Does a butterfly thumb have anything to do with a butterfly valve?
Abbie,
I loved the dialogue. I, too, despise being treated like a little old lady. Recently, my new, young dermotologist assumed I was deaf when she looked at my chart and saw my birthdate. It was my intitial meeting with her for a routine check–up – I call it “mole patrol.”
Anyway, she screamed at me, “HOW ARE YOU, MRS. DAY?”
i glared at her and said, “I may be 68 but my hearing is fine.” It ruined my whole day.
L’esprit de l’escalier is alive and well in the blogosphere. It may also be found in novels where the protagonist gets to spray out witticisms like air freshener after the author has spent hours working out the dialog. In real life, most of my brilliant ripostes are unintentional: someone hears a clever reference in a particular word or slang phrase I’ve used.

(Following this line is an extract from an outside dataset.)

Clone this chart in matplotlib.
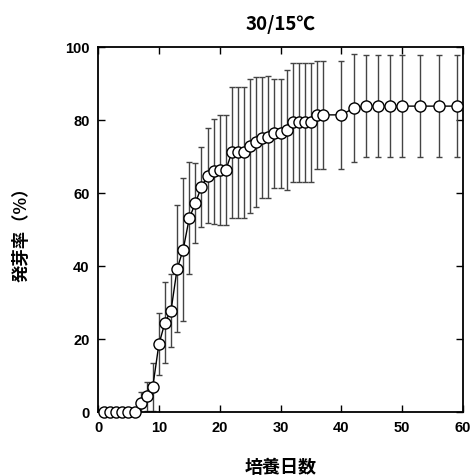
import matplotlib
matplotlib.use('Agg')
import matplotlib.pyplot as plt
from matplotlib.ticker import MultipleLocator

plt.rcParams['font.family'] = ['Liberation Sans', 'Noto Sans CJK JP', 'DejaVu Sans']
plt.rcParams['font.weight'] = 'bold'

# 培養日数 / 発芽率 (%) 平均と標準偏差
days = [1, 2, 3, 4, 5, 6, 7, 8, 9, 10, 11, 12, 13, 14, 15, 16, 17, 18, 19, 20,
        21, 22, 23, 24, 25, 26, 27, 28, 29, 30, 31, 32, 33, 34, 35, 36, 37,
        40, 42, 44, 46, 48, 50, 53, 56, 59]
rate = [0, 0, 0, 0, 0, 0, 2.5, 4.3, 6.9, 18.5, 24.5, 27.8, 39.2, 44.5, 53.1,
        57.2, 61.7, 64.7, 65.9, 66.3, 66.3, 71.1, 71.1, 71.1, 72.8, 73.9, 75.2,
        75.3, 76.3, 76.3, 77.2, 79.4, 79.4, 79.4, 79.4, 81.4, 81.4,
        81.4, 83.2, 83.8, 83.8, 83.8, 83.8, 83.8, 83.8, 83.8]
sd = [0, 0, 0, 0, 0, 0, 2.9, 4.0, 6.5, 8.5, 11.0, 10.0, 17.4, 19.5, 15.3,
      11.0, 11.0, 13.0, 14.4, 15.1, 15.1, 17.9, 17.9, 17.9, 18.4, 17.8, 16.7,
      16.7, 15.0, 15.0, 16.5, 16.3, 16.3, 16.3, 16.3, 14.7, 14.7,
      14.7, 14.8, 14.0, 14.0, 14.0, 14.0, 14.0, 14.0, 14.0]

fig = plt.figure(figsize=(4.74, 4.77), dpi=100)
ax = fig.add_axes([0.2068, 0.1342, 0.77, 0.7652])

ax.errorbar(days, rate, yerr=sd, fmt='none', ecolor='#444444',
            elinewidth=1.0, capsize=2.5, capthick=1.0, zorder=2)
ax.plot(days, rate, '-o', color='black', lw=1.0, ms=8,
        mfc='white', mec='black', mew=1.0, zorder=3, clip_on=False)

ax.set_xlim(0, 60)
ax.set_ylim(0, 100)
ax.xaxis.set_major_locator(MultipleLocator(10))
ax.yaxis.set_major_locator(MultipleLocator(20))
ax.tick_params(direction='in', length=5, width=1, top=True, right=True,
               labelsize=10.5, pad=6)
for lab in ax.get_xticklabels() + ax.get_yticklabels():
    lab.set_fontweight('bold')
for sp in ax.spines.values():
    sp.set_linewidth(1.3)

ax.set_title('30/15℃', fontsize=13.5, fontweight='bold',
             family=['Noto Sans CJK JP', 'DejaVu Sans'], pad=13)
ax.set_xlabel('培養日数', fontsize=13, fontweight='bold',
              family=['Noto Sans CJK JP', 'DejaVu Sans'], labelpad=16)
ax.set_ylabel('発芽率（%）', fontsize=12.5, fontweight='bold',
              family=['Noto Sans CJK JP', 'DejaVu Sans'], labelpad=25)

fig.savefig('out.png', dpi=100)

Love it! I usually don’t realize i’ve been insulted until way after the fact. Or i know I’ve been insulted but don’t think of a good response until later,
This reminds me of the time I was in the hospital with a pain and my doctor came in and was asking me to describe it. He had an intern or medical student or something with him. I started to describe the pain, pointing to the spot and saying it felt about the size of a walnut and radiated from there. The student, or whatever, said something like, “wow, how do you know a MEDICAL term like radiate?” I stopped and glared at him, the doctor hushed him, and I went on to describe the pain. It turned out to not be too serious after some tests.
This was about 45-50 years ago, but I still think about really good responses I good have made if I had a quicker wit!
“Radiate” is a medical term?
That’s exactly what I kept coming up with – after the fact, of course!
To go off topic, I just read ” An Unremembered Grave” and loved it.
I stayed up until after 1:30 am to finish it. I really know I loved a book when I start wondering about the characters lives after the end. Do Danni and Antoine meet again? What happens to Stephane? These questions kept me awake for a while after I finished. I am now reading “Bone Blind” and haven’t gotten too far into it yet. It takes a little longer when the narrative switches between 2 or more characters. It is interesting so far.
Thanks, Linda, I love hearing that you enjoyed Danni and Monk and Grimaud. And yes, there’s a sequel in the works but I have to finish the new Bo Bradley novel first. Lots going on!
Wow, new Bo Bradley! I’ve only been wanting one for years! I can’t wait. I’m glad to hear Dani & Antoine & Grimaud are going to live on, too. Thank you.